Com o aplicativo abaixo, você pode gerar números pseudoaleatórios usando o algoritmo GCL: indique os valores das constantes m, a, c, s e, então, pressione sucessivamente o botão “Próximo!” para calcular o próximo elemento da sequência. O botão “Reiniciar!” reinicia a sequência de números pseudoaleatórios a partir do primeiro termo.


m: a: c: s:
 

As constantes m, a e c são escolhidas seguindo basicamente dois critérios: (1) o método deve gerar um grande número de valores diferentes (isto é, o período da sequência deve ser longo) e (2) o método deve gerar números rapidamente.
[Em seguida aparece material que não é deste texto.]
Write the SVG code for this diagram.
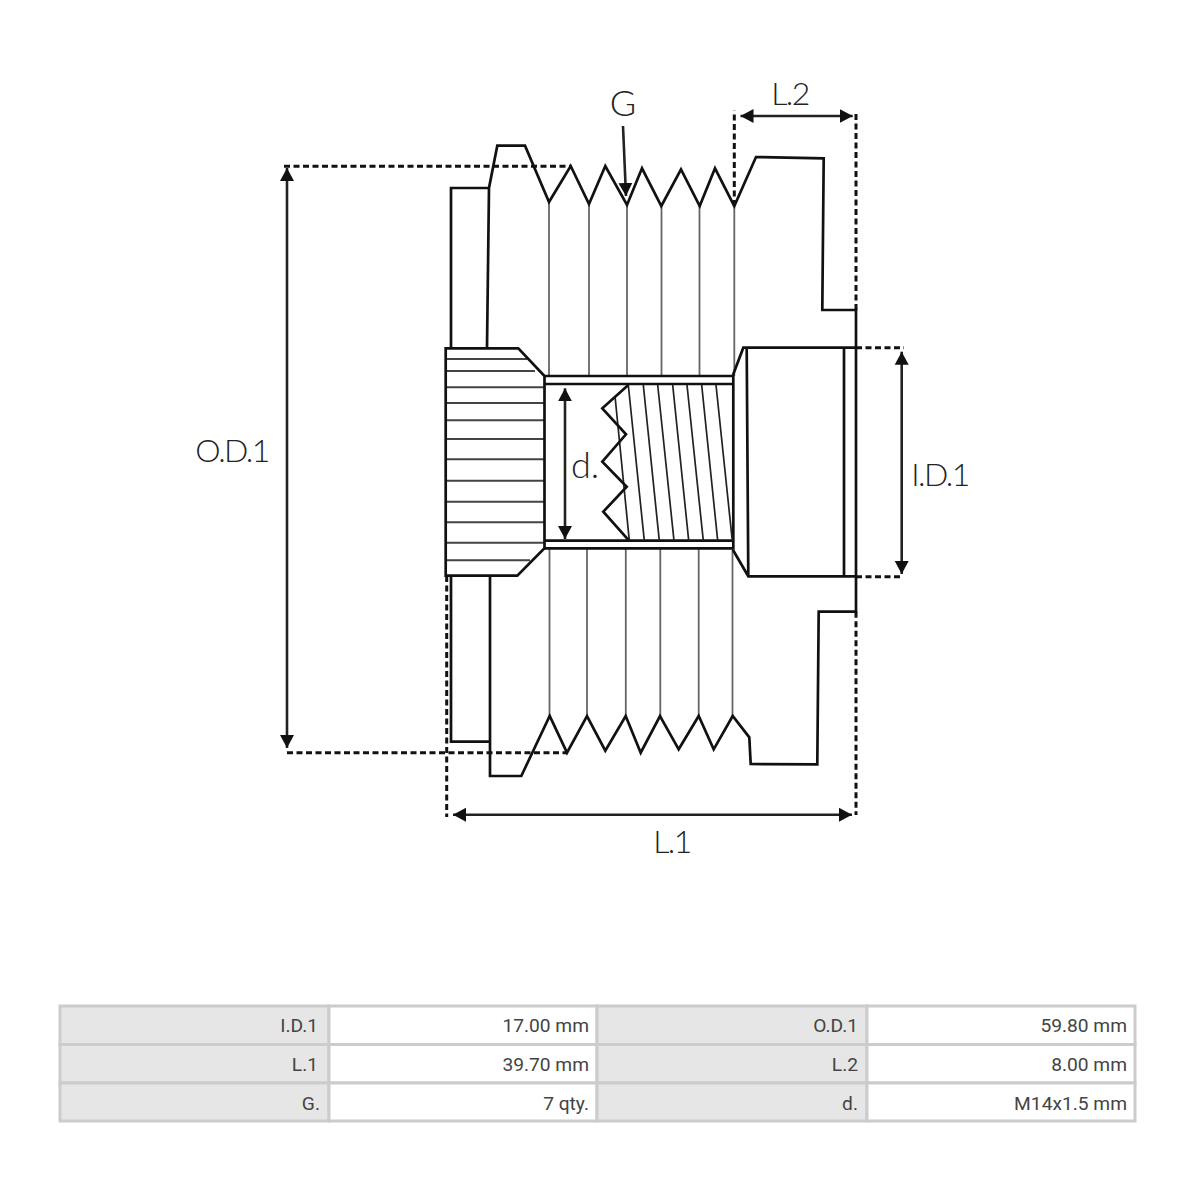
<svg xmlns="http://www.w3.org/2000/svg" width="1200" height="1200" viewBox="0 0 1200 1200">
<style>
.o{fill:none;stroke:#111;stroke-width:2.7;stroke-linejoin:miter}
.g{fill:none;stroke:#666;stroke-width:1.8}
.t{fill:none;stroke:#222;stroke-width:1.7}
.h{fill:none;stroke:#444;stroke-width:1.9}
.d{fill:none;stroke:#111;stroke-width:3;stroke-dasharray:6 3.500}
.a{fill:none;stroke:#222;stroke-width:2.600;marker-start:url(#ah);marker-end:url(#ah)}
.l{font-family:"Lato","Liberation Sans",sans-serif;font-weight:300;font-size:32px;letter-spacing:-1.6px;fill:#222;text-anchor:middle}
.b{font-size:36px;letter-spacing:0}
.c{font-family:Roboto,"Liberation Sans",sans-serif;font-size:19.2px;fill:#444;text-anchor:end}
.k{fill:#e6e6e6;stroke:#ccc;stroke-width:3}
.v{fill:#fff;stroke:#ccc;stroke-width:3}
</style>
<defs>
<marker id="ah" markerUnits="userSpaceOnUse" markerWidth="15" markerHeight="15" refX="13" refY="7.500" orient="auto-start-reverse"><path d="M0 0.500L13 7.500L0 14.500Z" fill="#111"/></marker>
</defs>
<rect width="1200" height="1200" fill="#fff"/>
<g id="pulley">
<path class="g" d="M549 201V376M589 203V376M627 205V376M661.500 206V376M699.500 206V376M734.300 206V376"/>
<path class="g" d="M549.500 548V716M587 548V716M625.800 548V716M660.300 548V716M698.700 548V716M732.500 548V716"/>
<path class="o" d="M451 347V188H489M487 347L489 188L497.300 145.700H525L549 202L570.700 166L589 204L605.300 166L627 205L642 168.300L661.300 206L681 169.300L699.700 206L715 168.300L734.300 206L756 157L823.700 158.300L822.300 310H856V611.700H818.700L817.300 764.300L750.700 764L749.300 737.300L732.700 716L713.700 749.300L698.700 716L678.700 749.300L660 716L640.700 752.700L625.700 716L605.300 750.700L587 716L567 752.700L549.700 716L521.300 776H490V576"/>
<path class="o" d="M451 576V741.700H490"/>
</g>
<g id="hub">
<path class="h" d="M446 359H527M446 371H535M446 387.300H544M446 403H544M446 420.300H544M446 439H544M446 459.300H544M446 480.700H544M446 501.700H544M446 522.300H544M446 542.700H544M446 560.300H530"/>
<path class="o" d="M445.700 348.300H518.300L544.500 376V548.300L517.300 575.700H445.700Z"/>
</g>
<g id="bore">
<path class="o" d="M544.500 376H733.300V548.300H544.500"/>
<path class="o" d="M544.500 384H733.300M544.500 540.700H733.300"/>
<path class="t" d="M615 396L629.300 540.700M628.300 385L644.300 540.700M643.300 385L659.300 540.700M657.700 385L674 540.700M672.700 385L688.700 540.700M687 385L703.300 540.700M701.700 385L717.700 540.700M716 385L732.300 540.700"/>
<path class="o" d="M628.300 385L602.300 408.300L626 434.300L602.300 461.700L626.700 486.700L603.300 511.700L629 540.700"/>
</g>
<g id="cap">
<path class="o" d="M733 375L743.300 347.700H856M733 550L748.300 576.300H856M746.700 347.700L748.300 576.300M844 347.700V576.300"/>
</g>
<g id="connectors">
<path class="d" d="M284 166.300H570M287 752.700H567M446.700 576V817M856 611.700V815M856 310V110.700M734.300 206V110.700M856 347.700H904M856 576.700H903"/>
<line class="a" x1="287" y1="168" x2="287" y2="748"/>
<line class="a" x1="453" y1="814.700" x2="852" y2="814.700"/>
<line class="a" x1="740.500" y1="116" x2="852.700" y2="116"/>
<line class="a" x1="901.700" y1="351.700" x2="901.700" y2="574"/>
<line class="a" x1="565" y1="388.300" x2="565" y2="539"/>
<line class="a" x1="623" y1="126" x2="626" y2="196" style="marker-start:none"/>
</g>
<g id="labels">
<text class="l b" x="623" y="116">G</text>
<text class="l" x="790" y="105">L.2</text>
<text class="l" x="232" y="462">O.D.1</text>
<text class="l" x="940" y="486">I.D.1</text>
<text class="l b" x="585" y="478">d.</text>
<text class="l" x="672" y="853">L.1</text>
</g>
<g id="table">
<rect class="k" x="60" y="1006" width="269" height="38.500"/><rect class="v" x="329" y="1006" width="268" height="38.500"/><rect class="k" x="597" y="1006" width="270" height="38.500"/><rect class="v" x="867" y="1006" width="268" height="38.500"/>
<rect class="k" x="60" y="1044.500" width="269" height="38.500"/><rect class="v" x="329" y="1044.500" width="268" height="38.500"/><rect class="k" x="597" y="1044.500" width="270" height="38.500"/><rect class="v" x="867" y="1044.500" width="268" height="38.500"/>
<rect class="k" x="60" y="1083" width="269" height="38"/><rect class="v" x="329" y="1083" width="268" height="38"/><rect class="k" x="597" y="1083" width="270" height="38"/><rect class="v" x="867" y="1083" width="268" height="38"/>
<text class="c" x="318" y="1032">I.D.1</text><text class="c" x="589" y="1032">17.00 mm</text><text class="c" x="858" y="1032">O.D.1</text><text class="c" x="1127" y="1032">59.80 mm</text>
<text class="c" x="318" y="1071">L.1</text><text class="c" x="589" y="1071">39.70 mm</text><text class="c" x="858" y="1071">L.2</text><text class="c" x="1127" y="1071">8.00 mm</text>
<text class="c" x="320" y="1110">G.</text><text class="c" x="589" y="1110">7 qty.</text><text class="c" x="858" y="1110">d.</text><text class="c" x="1127" y="1110">M14x1.5 mm</text>
</g>
</svg>
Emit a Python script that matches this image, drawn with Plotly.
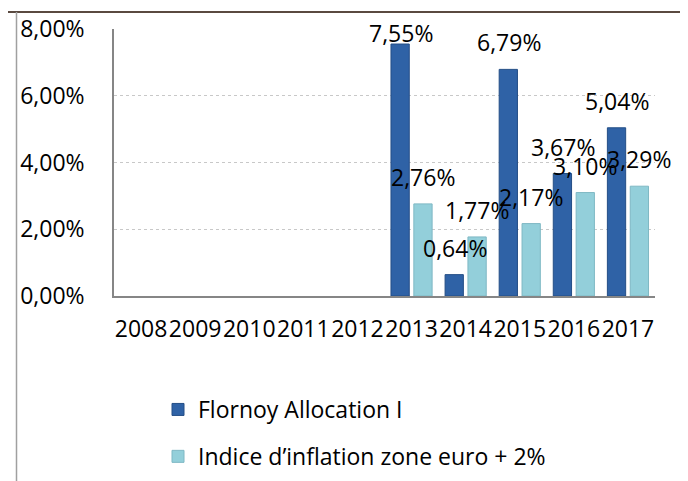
import plotly.graph_objects as go

years = ["2008", "2009", "2010", "2011", "2012", "2013", "2014", "2015", "2016", "2017"]
flornoy = [None, None, None, None, None, 7.55, 0.64, 6.79, 3.67, 5.04]
inflation = [None, None, None, None, None, 2.76, 1.77, 2.17, 3.10, 3.29]
series_names = ["Flornoy Allocation I", "Indice d\u2019inflation zone euro + 2%"]
y_ticks = [0, 2, 4, 6, 8]
y_ticktext = ["0,00%", "2,00%", "4,00%", "6,00%", "8,00%"]

FONT = "'Open Sans', 'Noto Sans', Calibri, sans-serif"
FS = 23
DARK = "#2F62A6"
LIGHT = "#93CFDA"

# page has an 8px body margin: figure coordinates = page coordinates - 8
OFF = 8
W, H = 688 - OFF, 481 - OFF
L, T = 114 - OFF, 29 - OFF
R, B = W - (655 - OFF), H - (296 - OFF)
pw, ph = W - L - R, H - T - B
px_per_unit = ph / 8.0

fig = go.Figure()
fig.add_trace(go.Bar(x=years, y=flornoy, name=series_names[0], legendgroup="a",
                     marker=dict(color=DARK, line=dict(color="#244E86", width=1))))
fig.add_trace(go.Bar(x=years, y=inflation, name=series_names[1], legendgroup="b",
                     marker=dict(color=LIGHT, line=dict(color="#7FB8C4", width=1))))

def fmt(v):
    return f"{v:.2f}".replace(".", ",") + "%"

annotations = []
for series, shift in ((flornoy, -11), (inflation, 11)):
    for i, v in enumerate(series):
        if v is None:
            continue
        yl = min(v + 27 / px_per_unit, 7.87)
        annotations.append(dict(x=i, y=yl, xref="x", yref="y", text=fmt(v),
                                showarrow=False, xshift=shift,
                                font=dict(family=FONT, size=FS, color="#000000"),
                                xanchor="center", yanchor="middle"))

def px_x(p):  # page px -> paper
    return (p - OFF - L) / pw

def px_y(p):
    return (H - B - (p - OFF)) / ph

shapes = [
    dict(type="line", xref="paper", yref="paper", x0=px_x(OFF), x1=px_x(700),
         y0=px_y(12), y1=px_y(12), line=dict(color="#5A4A40", width=2)),
    dict(type="line", xref="paper", yref="paper", x0=px_x(16.5), x1=px_x(16.5),
         y0=px_y(12), y1=px_y(490), line=dict(color="#A0A0A0", width=1.5)),
]

fig.update_layout(
    width=W, height=H,
    margin=dict(l=L, r=R, t=T, b=B, autoexpand=False),
    paper_bgcolor="white", plot_bgcolor="white",
    barmode="group", bargap=0.155, bargroupgap=0.2,
    font=dict(family=FONT, size=FS, color="#000000"),
    annotations=annotations,
    shapes=shapes,
    legend=dict(x=px_x(158), y=px_y(388), xanchor="left", yanchor="top",
                traceorder="grouped", tracegroupgap=14,
                font=dict(family=FONT, size=FS), bgcolor="rgba(0,0,0,0)"),
    showlegend=True,
)
fig.update_xaxes(type="category", categoryorder="array", categoryarray=years,
                 range=[-0.5, 9.5], showgrid=False, showline=True, linecolor="#868686",
                 linewidth=1.5, ticks="outside", ticklen=12, tickcolor="rgba(0,0,0,0)",
                 tickangle=0, tickfont=dict(family=FONT, size=FS))
fig.update_yaxes(range=[0, 8], tickmode="array", tickvals=y_ticks, ticktext=y_ticktext,
                 showgrid=True, gridcolor="#C8C8C8", griddash="dot", gridwidth=1,
                 showline=True, linecolor="#868686", linewidth=1.5, zeroline=False,
                 ticks="outside", ticklen=23, tickcolor="rgba(0,0,0,0)",
                 tickfont=dict(family=FONT, size=FS))

fig.write_html("out.html")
A tabela abaixo ilustra alguns valores sugeridos para as constantes m, a e c. Os GCLs geram números inteiros positivos entre 0 e m. Para gerar números decimais entre 0 e 1, basta dividir os números gerados por m.

a m c Referência
16807 2147483647 0 Lewis, Goodman e Miller
39373 2147483647 0 L'Ecuyer
742938285 2147483647 0 Fishman e Moore
950706376 2147483647 0 Fishman e Moore
1226874159 2147483647 0 Fishman e Moore
40692 2147483399 0 L'Ecuyer
40014 2147483563 0 L'Ecuyer

Os geradores congruentes lineares são rápidos e usam pouco memória do computador. Contudo, dependendo da aplicação, o seu uso não é recomendável. Um defeito grave dos GCLs é que os números gerados possuem uma correlação: triplas de números gerados pertencem a um determinado número de planos. Você pode verificar este fato na Parte 5 (3D) (use m = 2147483648, a = 65539, c = 0 e s = 1) ou na Parte 4 (2D) (use m = 509, a = 128, c = 0 e s = 1). Dado a este defeito, especialistas não recomendam o emprego de um GCL, por exemplo, em criptografia: o fato das triplas de números gerados pertencerem a um determinado número de planos pode ser explorado por um hacker para descobrir os valores dos parâmetros m, a, c e s. Isto aconteceu com o antigo navegador de internet Netscape em 1995: dois alunos da Universidade de Berkeley nos Estados Unidos conseguiram descobrir o algoritmo usado pelo navegador. Existem outros algoritmos que geram números pseudoaleatórios apropriados para criptografia. Eles são mais lentos, mais são mais seguros.

Vários outros geradores de números pseudoaleatórios foram propostos: Mersenne Twister (usado no PlayStation 3 e com período 219937 − 1), Blum Blum Shub (usado em criptografia), Xorshift de George Marsaglia, etc.